Backstrom the catalyst behind Capitals' trip to the edge of advancement

WASHINGTON — It had been nine years since Capitals center Nicklas Backstrom last had a four-point game in the Stanley Cup playoffs.

That was a different time, an era when Backstrom and his teammates too often faltered under the weight of enormous expectations.  That’s all gone now. There is a Stanley Cup banner hanging in the rafters at Capital One Arena to prove it. Now they can all just play. 

With teammate T.J. Oshie hurt and likely out for the season, Backstrom continued to raise his own game in Game 5 of a first-round playoff series against the Carolina Hurricanes. He had two goals and two assists in a 6-0 thrashing as Washington took a 3-2 series lead and pushed the Hurricanes to the brink of elimination. Alex Ovechkin added a goal and two assists.  

Backstrom’s last four-point playoff games was April 17, 2010. He had a hat trick that night and scored the game-winning goal in overtime. 

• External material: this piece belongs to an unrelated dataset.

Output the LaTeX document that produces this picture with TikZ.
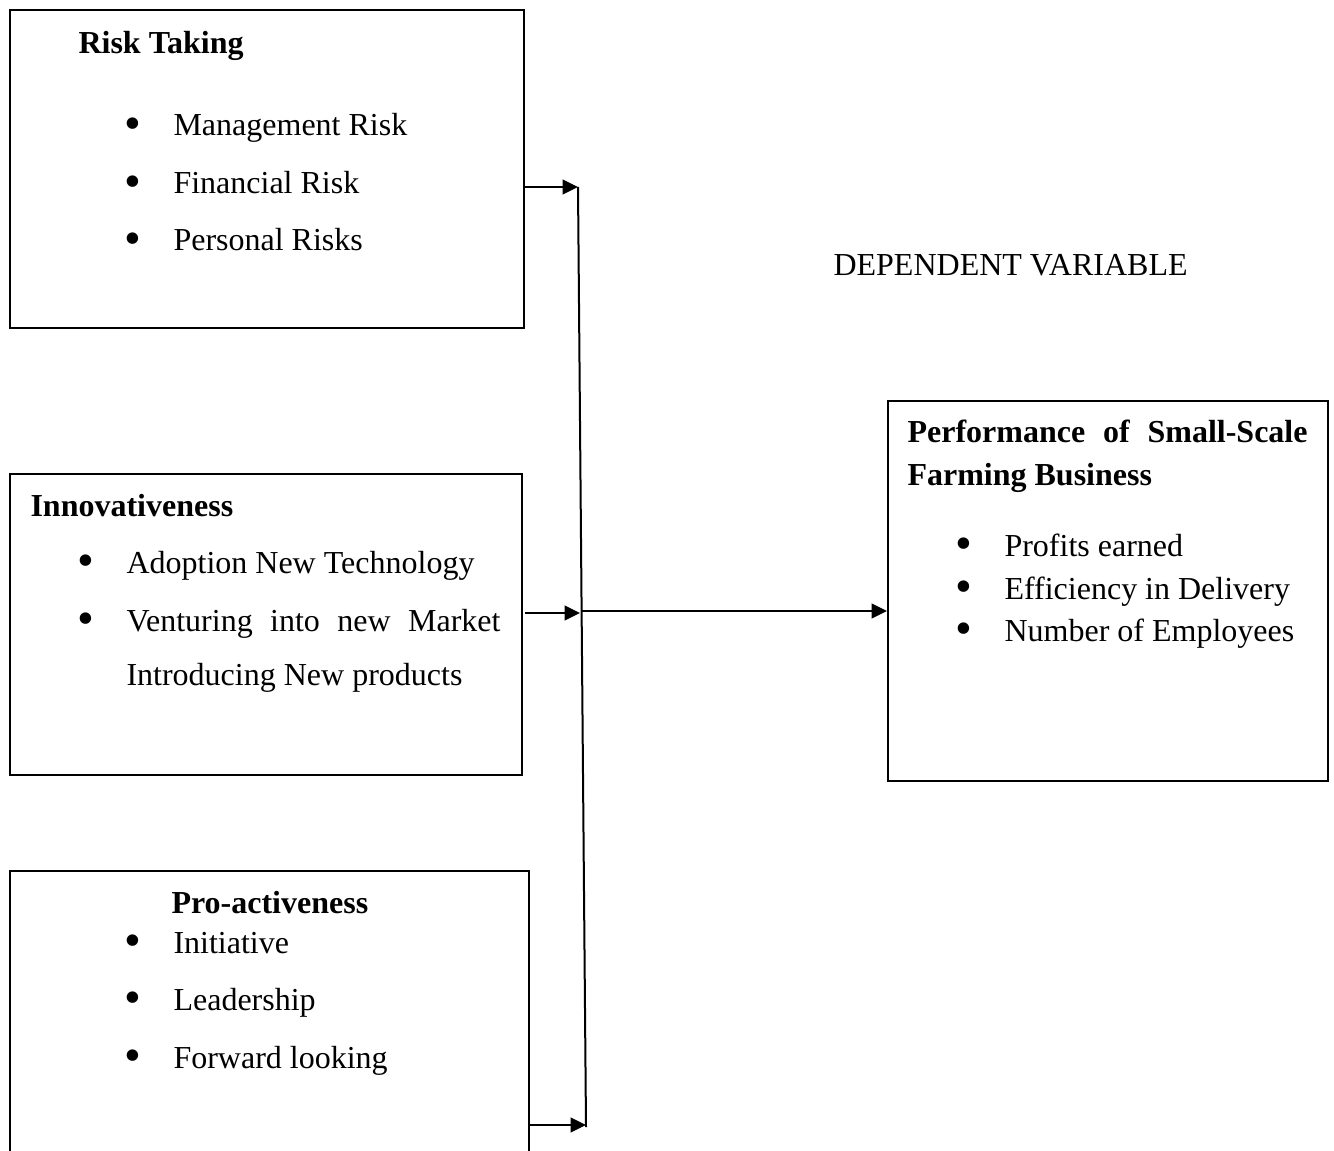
\documentclass[tikz,border=0pt]{standalone}
\usepackage{fontspec}
\setmainfont{Liberation Serif}
\usetikzlibrary{arrows.meta,positioning}

\begin{document}
\begin{tikzpicture}[x=0.375pt, y=-0.375pt, every node/.style={font=\fontsize{12}{14}\selectfont},
  box/.style={draw, line width=0.75pt, anchor=north west, inner sep=0pt},
  txt/.style={anchor=base west, inner sep=0pt},
  hd/.style={txt, font=\fontsize{12}{14}\selectfont\bfseries},
  itm/.style={txt, execute at begin node={\llap{\smash{\raisebox{-1.3pt}{\scalebox{1.5}{\textbullet}}}\hspace{12.2pt}}}},
  arr/.style={-{Triangle[length=5.8pt,width=5.6pt]}, line width=0.6pt}]
  \useasboundingbox (0,0) rectangle (1334,1151);
  \clip (0,0) rectangle (1334,1151);

  % boxes
  \node[box, minimum width=192.75pt, minimum height=119.25pt] (risk) at (9,9) {};
  \node[box, minimum width=192pt, minimum height=112.875pt] (innov) at (9,473) {};
  \node[box, minimum width=194.625pt, minimum height=123.75pt] (proact) at (9,870) {};
  \node[box, minimum width=165pt, minimum height=142.5pt] (perf) at (887,400) {};

  % risk taking
  \node[hd] (riskhd) at (78,54) {Risk Taking};
  \node[itm] (mgmt) at (173,136) {Management Risk};
  \node[itm] (fin) at (173,194) {Financial Risk};
  \node[itm] (pers) at (173,251) {Personal Risks};

  % innovativeness
  \node[hd] (innovhd) at (30,516) {Innovativeness};
  \node[itm] (adopt) at (126,573) {Adoption New Technology};
  \node[itm] (vent) at (126,631) {\makebox[140.25pt][s]{Venturing into new Market}};
  \node[txt] (intro) at (126,685) {Introducing New products};

  % pro-activeness
  \node[hd] (proacthd) at (171,913) {Pro-activeness};
  \node[itm] (init) at (173,953) {Initiative};
  \node[itm] (lead) at (173,1010) {Leadership};
  \node[itm] (fwd) at (173,1068) {Forward looking};

  % dependent variable
  \node[txt] (dep) at (833,276) {DEPENDENT VARIABLE};
  \node[hd] (perfhd) at (907,443) {\makebox[150pt][s]{Performance of Small-Scale}};
  \node[hd] (perfhd2) at (907,485) {Farming Business};
  \node[itm] (prof) at (1004,556) {Profits earned};
  \node[itm] (eff) at (1004,599) {Efficiency in Delivery};
  \node[itm] (emp) at (1004,641) {Number of Employees};

  % connectors
  \coordinate (jtop) at (578,187);
  \coordinate (jmid) at (580,613);
  \coordinate (jbot) at (586,1125);
  \coordinate (jbus) at (586,1127);
  \draw[line width=0.75pt] (jtop) -- (jbus);
  \draw[arr] (risk.east |- jtop) -- (jtop);
  \draw[arr] (525,613) coordinate (istart) -- (jmid);
  \draw[arr] (proact.east |- jbot) -- (jbot);
  \draw[arr, line width=0.5pt] (582,611) -- (perf.west |- 0,611);
\end{tikzpicture}
\end{document}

“That was probably Montreal, right?” Backstrom said before confessing. “Yeah, Ovi told me. He remembers everything.”

Those were darker days. The Capitals blew a 3-1 series lead against Montreal that year and maybe the best team of the Ovechkin era went out in the first round despite winning the Presidents’ Trophy. No wonder Backstrom needed help remembering. 

There is no such issue this season. The 31-year-old Swede is carrying the Capitals, who are one game away from advancing. It was his second two-goal game of the series. He has five total, which matches his career high for one playoff series set in 2010 against the Canadiens. He and Ovechkin, who has seven points in the series (three goals, four assists) set a tone and their teammates followed. 

"In all areas, too,” goalie Braden Holtby said. “Obviously they got on the point sheet, but their play away from the puck, on the forecheck, supporting each other, they're real tough to play against when they play like that and I thought they've been doing a great job all playoffs, too.”

Backstrom’s five goals matched what he had all last postseason when the Caps won the Cup. He missed games because of a broken finger, but still played in 20 and had five goals and 18 assists. He matched his total output of eight points in 2009 against Pittsburgh and 2018 against Columbus. His career best is again that Montreal series when he had nine points. Not that he cares about that now. None of the Caps do. If the production leads to wins and advancing to the second round, that’s all that matters.  

“It’s good for the confidence I think. But it’s going to be a different game in Carolina,” Backstrom said. “We’ve just got to regroup here and move forward. That was just a 3-2 lead. Toughest one is the last one. We haven’t been happy with the way we’ve played in Carolina so far. Let’s change that.”